The undersigned agrees that its
obligations under this Guaranty shall be primary, absolute,
continuing and unconditional, irrespective of and unaffected by any
of the following actions or circumstances (regardless of any notice
to or consent of the undersigned) and the undersigned hereby
affirmatively and irrevocably waives as a defense to the payment or
performance of its obligations hereunder each and every one of the
following defenses: (a) the genuineness, validity, regularity
and enforceability of the Account Documents or any other document;
(b) any extension, renewal, amendment, change, waiver or other
modification of the Account Documents or any other document;
(c) the absence of, or delay in, any action to enforce the
Account Documents, this Guaranty or any other document;
(d) your failure or delay in obtaining any other guaranty of
the Obligations (including, without limitation, your failure to
obtain the signature of any other guarantor hereunder);
(e) the release of, extension of time for payment or
performance by, or any other indulgence granted to the Customer or
any other person with respect to the Obligations by operation of
law or otherwise; (f) the existence, value, condition, loss,
subordination or release (with or without substitution) of, or
failure to have title to or perfect and maintain a security
interest in, or the time, place and manner of any sale or other
disposition of any leased equipment, collateral or security given
in connection with the Obligations, or any other impairment
(whether intentional or negligent, by operation of law or
otherwise) of the rights of the undersigned; (g) the
Customer’s voluntary or involuntary bankruptcy, assignment
for the benefit of creditors, reorganization, or similar
proceedings affecting the Customer or any of its assets;
(h) any merger or consolidation of Customer, any change in
control of Customer or any sale of all or substantially all of the
assets of Customer; or (i) any other action or circumstances
which might otherwise constitute a legal or equitable discharge or
defense of an obligor, surety or guarantor.

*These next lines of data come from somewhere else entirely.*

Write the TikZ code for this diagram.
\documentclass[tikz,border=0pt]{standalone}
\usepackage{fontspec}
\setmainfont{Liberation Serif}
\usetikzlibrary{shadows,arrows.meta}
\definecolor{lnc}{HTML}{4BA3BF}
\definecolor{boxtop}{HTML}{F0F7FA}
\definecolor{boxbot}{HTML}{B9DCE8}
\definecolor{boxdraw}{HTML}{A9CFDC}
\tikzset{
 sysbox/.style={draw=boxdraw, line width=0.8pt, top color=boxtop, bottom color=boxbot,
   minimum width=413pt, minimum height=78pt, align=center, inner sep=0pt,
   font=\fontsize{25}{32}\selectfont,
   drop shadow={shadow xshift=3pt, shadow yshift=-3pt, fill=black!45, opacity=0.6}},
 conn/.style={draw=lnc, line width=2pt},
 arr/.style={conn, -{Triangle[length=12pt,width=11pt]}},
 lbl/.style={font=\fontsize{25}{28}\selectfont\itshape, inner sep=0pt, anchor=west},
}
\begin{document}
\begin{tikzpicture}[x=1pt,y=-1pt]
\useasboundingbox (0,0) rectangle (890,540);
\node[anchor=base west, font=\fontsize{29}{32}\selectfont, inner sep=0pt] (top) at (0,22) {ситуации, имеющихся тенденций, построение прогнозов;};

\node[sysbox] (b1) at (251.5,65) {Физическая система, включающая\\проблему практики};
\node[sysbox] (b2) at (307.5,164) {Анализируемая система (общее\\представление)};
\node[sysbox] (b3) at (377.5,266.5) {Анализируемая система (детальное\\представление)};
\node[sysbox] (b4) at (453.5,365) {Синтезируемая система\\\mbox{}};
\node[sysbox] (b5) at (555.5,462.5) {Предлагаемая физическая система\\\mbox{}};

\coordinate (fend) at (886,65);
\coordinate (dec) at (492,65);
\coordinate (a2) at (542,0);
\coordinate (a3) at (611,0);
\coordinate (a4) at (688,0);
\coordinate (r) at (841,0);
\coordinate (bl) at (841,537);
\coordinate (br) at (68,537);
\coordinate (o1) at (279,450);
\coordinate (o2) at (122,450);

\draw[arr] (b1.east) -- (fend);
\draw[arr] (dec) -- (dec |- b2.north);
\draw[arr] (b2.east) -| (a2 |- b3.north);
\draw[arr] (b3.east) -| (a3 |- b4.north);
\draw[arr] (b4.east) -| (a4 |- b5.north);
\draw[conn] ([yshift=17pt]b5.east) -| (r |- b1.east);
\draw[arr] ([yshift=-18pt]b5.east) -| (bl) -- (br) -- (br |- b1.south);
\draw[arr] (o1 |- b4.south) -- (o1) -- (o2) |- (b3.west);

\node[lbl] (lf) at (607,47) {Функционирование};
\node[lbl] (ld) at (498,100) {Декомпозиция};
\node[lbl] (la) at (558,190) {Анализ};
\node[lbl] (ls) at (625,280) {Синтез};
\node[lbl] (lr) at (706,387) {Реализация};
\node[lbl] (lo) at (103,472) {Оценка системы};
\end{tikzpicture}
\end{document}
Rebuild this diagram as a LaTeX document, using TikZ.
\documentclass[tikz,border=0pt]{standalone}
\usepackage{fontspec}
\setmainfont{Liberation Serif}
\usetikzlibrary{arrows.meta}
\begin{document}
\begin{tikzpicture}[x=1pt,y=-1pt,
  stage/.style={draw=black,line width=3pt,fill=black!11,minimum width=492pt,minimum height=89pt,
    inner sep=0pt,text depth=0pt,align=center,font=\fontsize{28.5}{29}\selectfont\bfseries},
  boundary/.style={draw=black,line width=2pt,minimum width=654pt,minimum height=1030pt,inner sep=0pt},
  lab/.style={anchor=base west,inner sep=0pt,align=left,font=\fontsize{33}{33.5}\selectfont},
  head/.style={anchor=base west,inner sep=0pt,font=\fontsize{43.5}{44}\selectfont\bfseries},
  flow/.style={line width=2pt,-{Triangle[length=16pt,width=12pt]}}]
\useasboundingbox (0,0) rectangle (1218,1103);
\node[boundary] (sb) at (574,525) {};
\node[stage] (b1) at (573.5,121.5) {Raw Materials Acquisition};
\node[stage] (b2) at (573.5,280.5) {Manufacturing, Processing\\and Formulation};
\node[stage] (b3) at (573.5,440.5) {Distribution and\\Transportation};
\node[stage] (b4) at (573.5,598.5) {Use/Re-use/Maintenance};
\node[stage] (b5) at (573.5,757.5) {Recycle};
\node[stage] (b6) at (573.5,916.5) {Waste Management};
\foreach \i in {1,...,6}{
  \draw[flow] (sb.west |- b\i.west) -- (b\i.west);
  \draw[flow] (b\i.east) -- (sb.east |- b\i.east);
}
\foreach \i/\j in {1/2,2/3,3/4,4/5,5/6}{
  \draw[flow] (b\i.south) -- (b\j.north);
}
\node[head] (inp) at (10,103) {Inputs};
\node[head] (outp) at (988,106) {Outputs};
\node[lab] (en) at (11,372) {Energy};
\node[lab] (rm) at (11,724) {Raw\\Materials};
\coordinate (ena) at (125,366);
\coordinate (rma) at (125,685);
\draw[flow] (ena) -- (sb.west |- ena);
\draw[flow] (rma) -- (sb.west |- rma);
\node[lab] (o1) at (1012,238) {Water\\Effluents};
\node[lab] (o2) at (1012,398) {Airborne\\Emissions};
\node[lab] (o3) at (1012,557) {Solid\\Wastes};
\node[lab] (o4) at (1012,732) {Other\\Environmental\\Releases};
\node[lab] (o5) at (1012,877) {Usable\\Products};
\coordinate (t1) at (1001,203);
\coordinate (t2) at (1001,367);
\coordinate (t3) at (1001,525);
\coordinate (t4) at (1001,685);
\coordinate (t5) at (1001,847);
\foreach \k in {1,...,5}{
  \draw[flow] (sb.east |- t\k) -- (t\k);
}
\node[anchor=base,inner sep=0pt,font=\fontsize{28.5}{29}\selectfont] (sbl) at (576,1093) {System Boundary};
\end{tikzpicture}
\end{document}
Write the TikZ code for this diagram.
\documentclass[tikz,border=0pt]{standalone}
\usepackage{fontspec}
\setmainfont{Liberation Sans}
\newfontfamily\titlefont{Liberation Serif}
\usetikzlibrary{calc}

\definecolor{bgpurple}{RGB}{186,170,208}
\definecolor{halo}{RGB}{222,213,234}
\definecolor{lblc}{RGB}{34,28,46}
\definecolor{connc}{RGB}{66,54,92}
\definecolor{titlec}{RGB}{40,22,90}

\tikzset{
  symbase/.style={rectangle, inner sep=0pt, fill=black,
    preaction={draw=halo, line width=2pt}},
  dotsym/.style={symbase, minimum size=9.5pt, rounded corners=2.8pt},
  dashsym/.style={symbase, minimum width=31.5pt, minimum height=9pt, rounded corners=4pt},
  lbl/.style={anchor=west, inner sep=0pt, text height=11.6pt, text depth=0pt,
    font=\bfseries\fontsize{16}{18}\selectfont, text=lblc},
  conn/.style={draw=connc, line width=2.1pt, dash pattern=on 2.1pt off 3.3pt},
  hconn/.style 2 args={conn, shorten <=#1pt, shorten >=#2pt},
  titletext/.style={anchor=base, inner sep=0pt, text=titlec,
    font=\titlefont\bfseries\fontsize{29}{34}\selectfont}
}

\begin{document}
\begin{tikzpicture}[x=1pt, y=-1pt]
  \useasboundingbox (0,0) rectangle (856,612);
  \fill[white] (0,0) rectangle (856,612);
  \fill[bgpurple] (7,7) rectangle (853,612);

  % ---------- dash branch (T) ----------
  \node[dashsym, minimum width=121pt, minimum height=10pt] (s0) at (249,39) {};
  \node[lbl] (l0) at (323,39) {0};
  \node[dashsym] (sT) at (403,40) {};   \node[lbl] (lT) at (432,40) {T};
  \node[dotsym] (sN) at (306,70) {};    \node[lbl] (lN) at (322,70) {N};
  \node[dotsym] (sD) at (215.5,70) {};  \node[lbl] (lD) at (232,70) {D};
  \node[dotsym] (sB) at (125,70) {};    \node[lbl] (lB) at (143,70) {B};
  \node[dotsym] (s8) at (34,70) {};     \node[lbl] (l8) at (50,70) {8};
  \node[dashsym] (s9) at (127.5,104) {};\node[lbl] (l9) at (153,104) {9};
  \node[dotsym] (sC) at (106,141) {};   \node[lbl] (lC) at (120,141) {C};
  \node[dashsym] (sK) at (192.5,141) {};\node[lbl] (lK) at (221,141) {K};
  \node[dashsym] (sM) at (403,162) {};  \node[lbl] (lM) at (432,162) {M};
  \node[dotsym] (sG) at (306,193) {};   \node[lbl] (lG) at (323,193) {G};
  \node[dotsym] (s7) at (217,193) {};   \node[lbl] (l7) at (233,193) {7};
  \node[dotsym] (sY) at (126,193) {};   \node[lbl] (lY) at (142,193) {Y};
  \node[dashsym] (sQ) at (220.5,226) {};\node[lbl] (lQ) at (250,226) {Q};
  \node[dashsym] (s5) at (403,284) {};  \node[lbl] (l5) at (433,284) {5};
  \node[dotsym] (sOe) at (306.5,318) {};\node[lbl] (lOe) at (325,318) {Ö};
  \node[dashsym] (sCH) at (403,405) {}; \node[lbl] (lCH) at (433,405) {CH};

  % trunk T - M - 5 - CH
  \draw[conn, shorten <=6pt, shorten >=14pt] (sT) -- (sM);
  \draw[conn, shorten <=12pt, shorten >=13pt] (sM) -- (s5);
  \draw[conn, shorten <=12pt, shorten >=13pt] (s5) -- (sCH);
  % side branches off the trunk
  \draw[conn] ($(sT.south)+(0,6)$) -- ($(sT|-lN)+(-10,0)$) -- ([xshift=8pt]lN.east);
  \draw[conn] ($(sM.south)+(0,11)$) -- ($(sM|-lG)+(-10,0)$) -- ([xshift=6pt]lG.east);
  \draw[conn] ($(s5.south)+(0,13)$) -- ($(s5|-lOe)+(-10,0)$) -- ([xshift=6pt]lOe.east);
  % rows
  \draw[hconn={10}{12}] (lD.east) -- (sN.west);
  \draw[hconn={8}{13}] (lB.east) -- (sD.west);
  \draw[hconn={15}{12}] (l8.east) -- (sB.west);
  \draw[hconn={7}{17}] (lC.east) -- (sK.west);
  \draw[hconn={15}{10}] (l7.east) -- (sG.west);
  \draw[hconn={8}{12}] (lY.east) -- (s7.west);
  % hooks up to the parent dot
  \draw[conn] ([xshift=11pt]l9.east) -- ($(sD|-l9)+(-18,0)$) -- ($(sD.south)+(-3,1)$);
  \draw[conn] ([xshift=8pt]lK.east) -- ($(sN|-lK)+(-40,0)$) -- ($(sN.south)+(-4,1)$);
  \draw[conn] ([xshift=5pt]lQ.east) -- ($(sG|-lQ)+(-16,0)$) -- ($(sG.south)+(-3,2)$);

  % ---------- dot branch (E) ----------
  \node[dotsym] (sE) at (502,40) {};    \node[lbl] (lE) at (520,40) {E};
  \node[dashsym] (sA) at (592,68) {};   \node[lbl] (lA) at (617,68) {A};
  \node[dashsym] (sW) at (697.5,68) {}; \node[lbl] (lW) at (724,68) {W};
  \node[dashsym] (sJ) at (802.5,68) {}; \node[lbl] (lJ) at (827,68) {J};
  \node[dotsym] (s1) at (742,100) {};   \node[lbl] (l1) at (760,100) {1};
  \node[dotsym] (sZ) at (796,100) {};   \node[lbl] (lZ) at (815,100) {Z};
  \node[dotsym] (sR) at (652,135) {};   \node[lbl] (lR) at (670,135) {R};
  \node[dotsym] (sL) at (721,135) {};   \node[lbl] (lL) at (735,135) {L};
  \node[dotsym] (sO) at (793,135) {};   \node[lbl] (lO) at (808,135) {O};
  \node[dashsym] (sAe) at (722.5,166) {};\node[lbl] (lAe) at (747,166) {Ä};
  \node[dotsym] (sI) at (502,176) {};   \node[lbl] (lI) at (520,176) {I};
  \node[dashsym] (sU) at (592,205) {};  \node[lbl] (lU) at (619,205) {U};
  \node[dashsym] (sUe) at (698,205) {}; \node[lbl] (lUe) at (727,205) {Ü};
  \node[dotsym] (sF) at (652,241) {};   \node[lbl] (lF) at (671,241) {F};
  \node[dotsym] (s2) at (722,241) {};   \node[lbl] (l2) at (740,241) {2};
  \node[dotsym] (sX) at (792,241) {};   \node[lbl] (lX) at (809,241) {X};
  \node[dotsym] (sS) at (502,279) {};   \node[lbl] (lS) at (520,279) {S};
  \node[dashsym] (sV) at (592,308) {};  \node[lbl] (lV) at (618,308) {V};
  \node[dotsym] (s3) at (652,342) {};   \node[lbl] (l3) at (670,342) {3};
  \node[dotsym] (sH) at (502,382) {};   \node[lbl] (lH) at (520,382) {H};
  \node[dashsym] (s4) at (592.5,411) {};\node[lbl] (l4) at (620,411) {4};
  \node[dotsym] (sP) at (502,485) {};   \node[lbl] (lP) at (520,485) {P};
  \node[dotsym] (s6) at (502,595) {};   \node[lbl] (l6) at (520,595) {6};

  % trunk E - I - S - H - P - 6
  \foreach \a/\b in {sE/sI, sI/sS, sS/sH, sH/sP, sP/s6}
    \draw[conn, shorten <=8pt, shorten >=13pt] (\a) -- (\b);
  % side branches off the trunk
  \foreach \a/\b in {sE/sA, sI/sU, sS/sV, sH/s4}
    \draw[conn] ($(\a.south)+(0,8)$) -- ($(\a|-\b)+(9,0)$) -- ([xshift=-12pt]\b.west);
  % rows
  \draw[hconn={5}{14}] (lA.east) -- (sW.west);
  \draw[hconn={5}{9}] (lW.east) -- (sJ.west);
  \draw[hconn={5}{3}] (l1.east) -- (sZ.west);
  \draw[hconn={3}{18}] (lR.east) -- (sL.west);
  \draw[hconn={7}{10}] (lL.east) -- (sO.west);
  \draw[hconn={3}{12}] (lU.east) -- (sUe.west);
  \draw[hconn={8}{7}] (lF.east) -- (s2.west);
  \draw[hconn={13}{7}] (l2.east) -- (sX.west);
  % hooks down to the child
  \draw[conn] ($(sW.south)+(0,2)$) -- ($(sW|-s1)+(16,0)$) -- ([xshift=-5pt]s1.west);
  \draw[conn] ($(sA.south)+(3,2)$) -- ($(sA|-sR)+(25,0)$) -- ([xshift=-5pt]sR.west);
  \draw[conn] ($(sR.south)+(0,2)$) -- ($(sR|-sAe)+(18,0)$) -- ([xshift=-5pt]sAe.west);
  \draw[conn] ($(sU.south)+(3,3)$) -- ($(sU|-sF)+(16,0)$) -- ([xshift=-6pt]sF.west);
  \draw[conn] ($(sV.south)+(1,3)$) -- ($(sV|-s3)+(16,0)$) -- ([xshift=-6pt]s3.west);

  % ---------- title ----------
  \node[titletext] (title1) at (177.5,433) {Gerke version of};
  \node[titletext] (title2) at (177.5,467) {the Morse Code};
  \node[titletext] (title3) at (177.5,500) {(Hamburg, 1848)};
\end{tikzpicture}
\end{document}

This Guaranty, the Account Documents
and the Obligations may be assigned by you, without the consent of
the undersigned. The undersigned agrees that if it receives written
notice of an assignment from you, the undersigned will pay all
amounts due hereunder to such assignee or as instructed by you. The
undersigned also agrees to confirm in writing receipt of the notice
of assignment as may be reasonably requested by assignee. The
undersigned hereby waives and agrees not to assert against any such
assignee any of the defenses set forth in the immediate preceding
paragraph.
This Guaranty may be terminated upon
delivery to you (at your address shown above) of a written
termination notice from the undersigned. However, as to all
Obligations (whether matured, unmatured, absolute, contingent or
otherwise) incurred by the Customer prior to your receipt of such
written termination notice (and regardless of any subsequent
amendment, extension or other modification which may be made with
respect to such Obligations), this Guaranty shall nevertheless
continue and remain undischarged until all such Obligations are
indefeasibly paid and performed in full.
The undersigned agrees that this
Guaranty shall remain in full force and effect or be reinstated (as
the case may be) if at any time payment or performance of any of
the Obligations (or any part thereof) is rescinded, reduced or must
otherwise be restored or returned by you, all as though such
payment or performance had not been made. If, by reason of any
bankruptcy, insolvency or similar laws affecting the rights of
creditors, you shall be prohibited from exercising any of your
rights or remedies against the Customer or any other person or
against any property, then, as between you and the undersigned,
such prohibition shall be of no force and effect, and you shall
have the right to make demand upon, and receive payment from, the
undersigned of all amounts and other sums that would be due to you
upon a default with respect to the Obligations.